According to one participant, "schoolteachers and students played the leading
role" in communist-directed activities on Samphan's behalf.
The electoral victories of Hu Nim, Khieu Samphan and Hou Youn did not protect them
from what was soon to follow.
By 1967, another wave of intensified anti-communist repression, which included implicit
death threats by Sihanouk against the three men, had driven them out of Phnom Penh
into underground communist base areas in the countryside.
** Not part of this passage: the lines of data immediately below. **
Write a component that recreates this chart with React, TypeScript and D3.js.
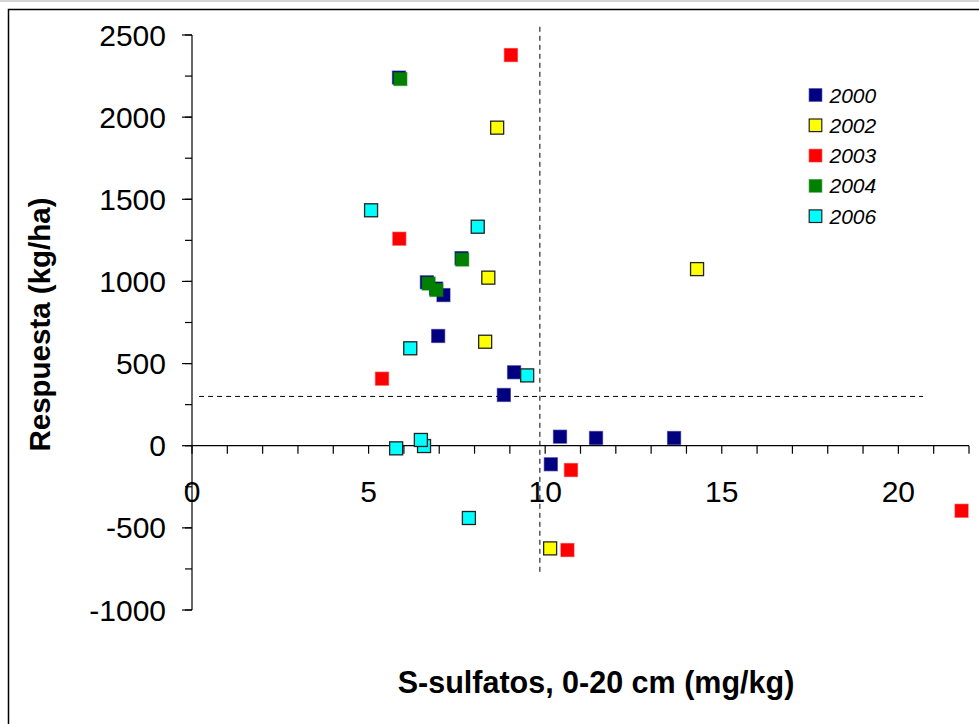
import React from "react";
import * as d3 from "d3";

// years in legend order
const years = ["2000", "2002", "2003", "2004", "2006"];
const colors = ["#000080", "#ffff00", "#ff0000", "#008000", "#00ffff"];
const outlined = [false, true, false, false, true];

// [S-sulfatos mg/kg, respuesta kg/ha]
const pts2000 = [
  [5.86, 2241], [6.65, 995], [6.91, 957], [7.12, 917], [7.63, 1142],
  [6.97, 668], [9.12, 447], [8.83, 309], [10.42, 55], [11.44, 47],
  [13.65, 47], [10.16, -113],
];
const pts2002 = [[8.64, 1936], [8.39, 1023], [8.3, 633], [14.3, 1075], [10.14, -625]];
const pts2003 = [[9.03, 2378], [5.87, 1260], [5.38, 408], [10.73, -148], [10.63, -635], [21.79, -396]];
const pts2004 = [[5.9, 2232], [7.65, 1133], [6.7, 987], [6.92, 948]];
const pts2006 = [
  [5.07, 1433], [8.09, 1333], [6.18, 593], [9.49, 428], [5.78, -16],
  [6.57, -2], [6.48, 35], [7.84, -440],
];
const series = [pts2000, pts2002, pts2003, pts2004, pts2006];

const xTicks = d3.range(0, 23, 1);
const xLabels = [0, 5, 10, 15, 20];
const yMajor = [-1000, -500, 0, 500, 1000, 1500, 2000, 2500];
const yMinor = d3.range(-1000, 2501, 250);

// reference lines
const yRef = 300;
const xRef = 9.85;

const W = 979;
const H = 724;
const font = "'Liberation Sans', Arial, sans-serif";

export default function App() {
  const x = d3.scaleLinear().domain([0, 22]).range([192, 969]);
  const y = d3.scaleLinear().domain([-1000, 2500]).range([610, 35]);
  const ms = 13;

  return (
    <svg
      width={W}
      height={H}
      style={{ position: "absolute", left: 0, top: 0, background: "#fff" }}
      fontFamily={font}
    >
      <line x1={0} x2={W} y1={1} y2={1} stroke="#aaa" strokeWidth={1} />
      <path d={`M8.5,${H + 5}V9.5H${W + 5}`} fill="none" stroke="#000" strokeWidth={1.5} />

      {/* y axis */}
      <line x1={x(0)} x2={x(0)} y1={y(2500)} y2={y(-1000)} stroke="#000" strokeWidth={1.2} />
      {yMinor.map((v) => (
        <line key={"mi" + v} x1={x(0) - 7} x2={x(0)} y1={y(v)} y2={y(v)} stroke="#000" strokeWidth={1.2} />
      ))}
      {yMajor.map((v) => (
        <g key={"ma" + v}>
          <line x1={x(0) - 10} x2={x(0)} y1={y(v)} y2={y(v)} stroke="#000" strokeWidth={1.2} />
          <text x={x(0) - 26} y={y(v)} dy="0.35em" textAnchor="end" fontSize={30}>
            {v}
          </text>
        </g>
      ))}

      {/* x axis at y = 0 */}
      <line x1={x(0)} x2={x(22)} y1={y(0)} y2={y(0)} stroke="#000" strokeWidth={1.2} />
      {xTicks.map((v) => (
        <line key={"xt" + v} x1={x(v)} x2={x(v)} y1={y(0)} y2={y(0) + 8} stroke="#000" strokeWidth={1.2} />
      ))}
      {xLabels.map((v) => (
        <text key={"xl" + v} x={x(v)} y={y(0) + 56} textAnchor="middle" fontSize={30}>
          {v}
        </text>
      ))}

      {/* dashed reference lines */}
      <line x1={x(0.2)} x2={x(20.7)} y1={y(yRef)} y2={y(yRef)} stroke="#000" strokeWidth={1} strokeDasharray="5,4" />
      <line x1={x(xRef)} x2={x(xRef)} y1={y(2550)} y2={y(-780)} stroke="#000" strokeWidth={1} strokeDasharray="5,4" />

      {/* points */}
      {series.map((pts, i) =>
        pts.map((p, j) => (
          <rect
            key={years[i] + "-" + j}
            x={x(p[0]) - ms / 2}
            y={y(p[1]) - ms / 2}
            width={ms}
            height={ms}
            fill={colors[i]}
            stroke={outlined[i] ? "#222" : colors[i]}
            strokeOpacity={outlined[i] ? 1 : 0.5}
            strokeWidth={1.3}
          />
        ))
      )}

      {/* legend */}
      {years.map((yr, i) => (
        <g key={"lg" + yr} transform={`translate(815.5,${95 + i * 30.3})`}>
          <rect
            x={-6.3}
            y={-6.3}
            width={12.6}
            height={12.6}
            fill={colors[i]}
            stroke={outlined[i] ? "#222" : colors[i]}
            strokeOpacity={outlined[i] ? 1 : 0.5}
            strokeWidth={1.2}
          />
          <text x={14} y={0} dy="0.36em" fontSize={21} fontStyle="italic">
            {yr}
          </text>
        </g>
      ))}

      {/* axis titles */}
      <text
        transform={`translate(50,${(y(1500) + y(0)) / 2 + 2}) rotate(-90)`}
        textAnchor="middle"
        fontSize={29.5}
        fontWeight="bold"
      >
        Respuesta (kg/ha)
      </text>
      <text x={596} y={693} textAnchor="middle" fontSize={30.5} fontWeight="bold">
        S-sulfatos, 0-20 cm (mg/kg)
      </text>
    </svg>
  );
}
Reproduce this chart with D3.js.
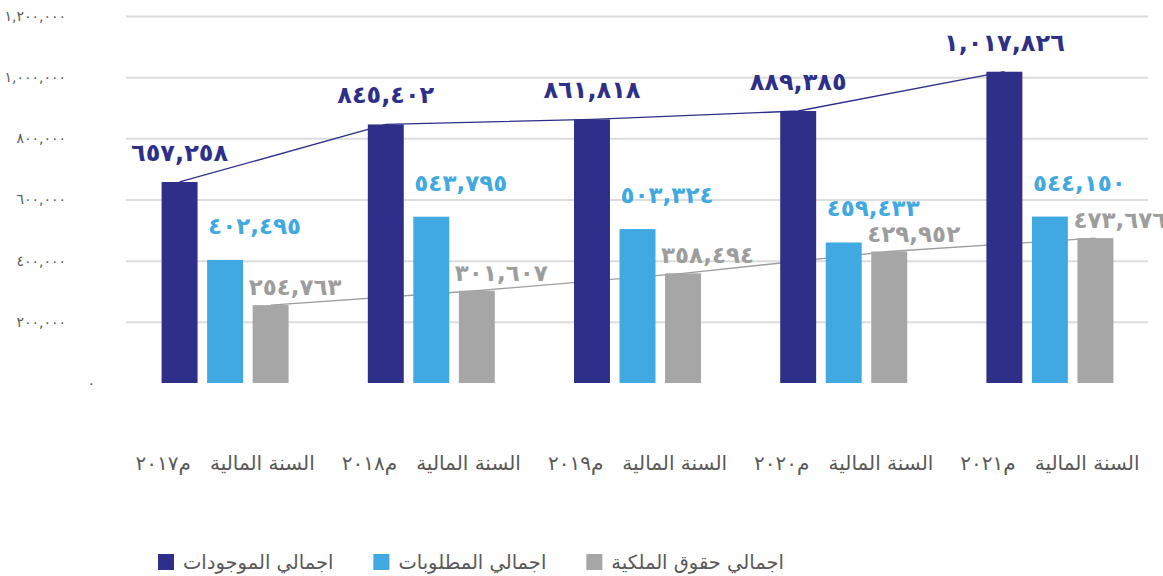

However, Sihanouk, too, was in trouble.
His failure to stage-manage the 1966 elections was an indication of a loss of control
and a growing social and political crisis that reached a peak when he was overthrown
in a coup d'état in 1970.
However, the key coup plotters came from outside the Assembly: army General Lon Nol
and Prince Sisowath Sirik Matak.
Although they organized sympathetic members of the National Assembly, it was not
elected politicians who mattered, but the power of the military and the leverage
the two men had built up as Prime Minister and Deputy Prime Minister in the late
1960s.
Such muscle meant nobody in the Assembly dared to oppose a motion that dismissed
Sihanouk as Chief of State, and made the coup "constitutional".
It led to the establishment of the Khmer Republic in Phnom Penh.
Sihanouk, abroad at the time of the coup, opted to fight back by lending his support
from exile to an armed struggle led from behind the scenes by Pol Pot and what came
to be called the Communist Party of Kampuchea.
Cambodia's next elections thus took place in the context of a bloody civil war.